━━ DATA SUPPLIED
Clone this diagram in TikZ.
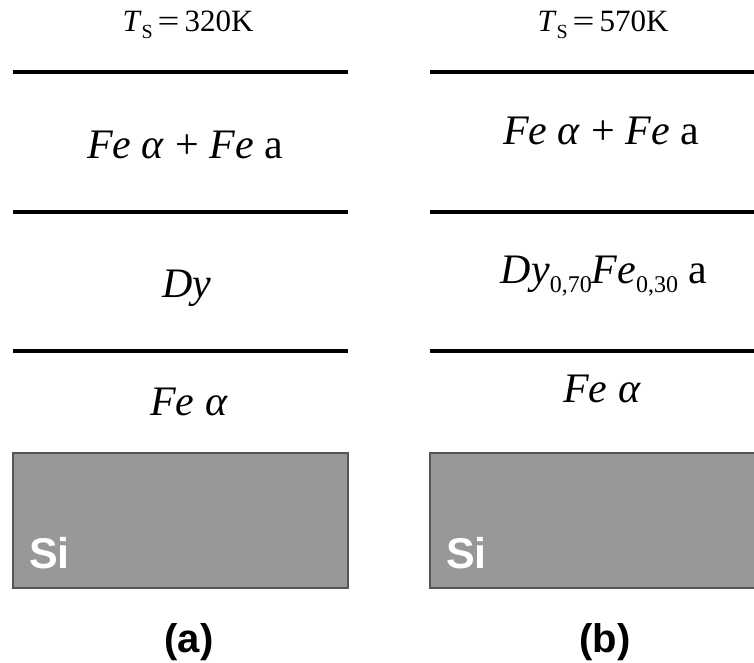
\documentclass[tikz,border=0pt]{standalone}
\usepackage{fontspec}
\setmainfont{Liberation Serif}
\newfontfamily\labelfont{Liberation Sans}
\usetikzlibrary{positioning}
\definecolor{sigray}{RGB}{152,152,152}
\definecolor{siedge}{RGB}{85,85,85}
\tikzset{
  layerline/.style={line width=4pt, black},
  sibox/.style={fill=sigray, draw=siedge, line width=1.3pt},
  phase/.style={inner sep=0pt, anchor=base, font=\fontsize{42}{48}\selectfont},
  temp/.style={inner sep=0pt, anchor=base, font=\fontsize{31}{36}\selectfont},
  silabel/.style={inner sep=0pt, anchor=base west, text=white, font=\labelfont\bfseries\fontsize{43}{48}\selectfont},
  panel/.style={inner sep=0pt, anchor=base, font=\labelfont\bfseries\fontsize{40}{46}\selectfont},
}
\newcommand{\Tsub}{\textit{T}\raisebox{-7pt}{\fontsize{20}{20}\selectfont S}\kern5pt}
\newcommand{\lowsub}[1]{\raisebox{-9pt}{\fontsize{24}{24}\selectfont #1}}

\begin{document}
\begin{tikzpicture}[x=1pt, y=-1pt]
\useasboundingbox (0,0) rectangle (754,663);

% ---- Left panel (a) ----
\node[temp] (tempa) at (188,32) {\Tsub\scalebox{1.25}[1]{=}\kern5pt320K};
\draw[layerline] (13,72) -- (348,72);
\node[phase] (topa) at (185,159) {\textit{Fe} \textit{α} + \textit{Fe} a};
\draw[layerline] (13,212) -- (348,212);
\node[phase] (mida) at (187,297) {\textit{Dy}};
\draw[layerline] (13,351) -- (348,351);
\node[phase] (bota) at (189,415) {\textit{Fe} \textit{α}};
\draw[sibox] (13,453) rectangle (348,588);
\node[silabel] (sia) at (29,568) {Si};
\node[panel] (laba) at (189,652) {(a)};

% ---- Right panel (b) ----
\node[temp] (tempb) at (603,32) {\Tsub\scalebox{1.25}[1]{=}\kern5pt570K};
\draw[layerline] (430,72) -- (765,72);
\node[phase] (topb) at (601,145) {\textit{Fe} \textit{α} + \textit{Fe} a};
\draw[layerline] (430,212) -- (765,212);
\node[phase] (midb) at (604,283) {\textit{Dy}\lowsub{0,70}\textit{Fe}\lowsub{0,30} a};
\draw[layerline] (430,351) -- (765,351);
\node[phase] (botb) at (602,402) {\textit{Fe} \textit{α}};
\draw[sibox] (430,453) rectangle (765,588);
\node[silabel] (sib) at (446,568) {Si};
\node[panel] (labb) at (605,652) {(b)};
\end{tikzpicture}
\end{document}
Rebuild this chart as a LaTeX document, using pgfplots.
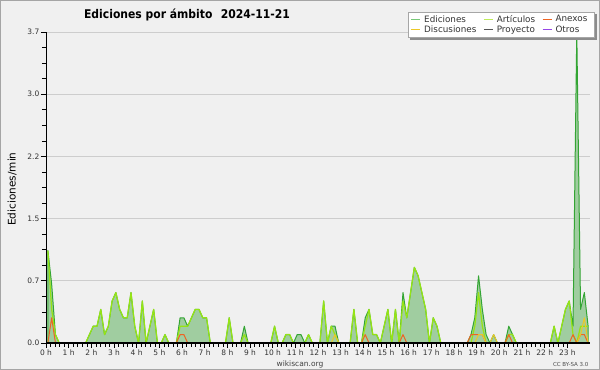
━━━━
Extract every line above containing the word "this".

Clone this diagram in TikZ.
Rebuild this chart as a LaTeX document, using pgfplots.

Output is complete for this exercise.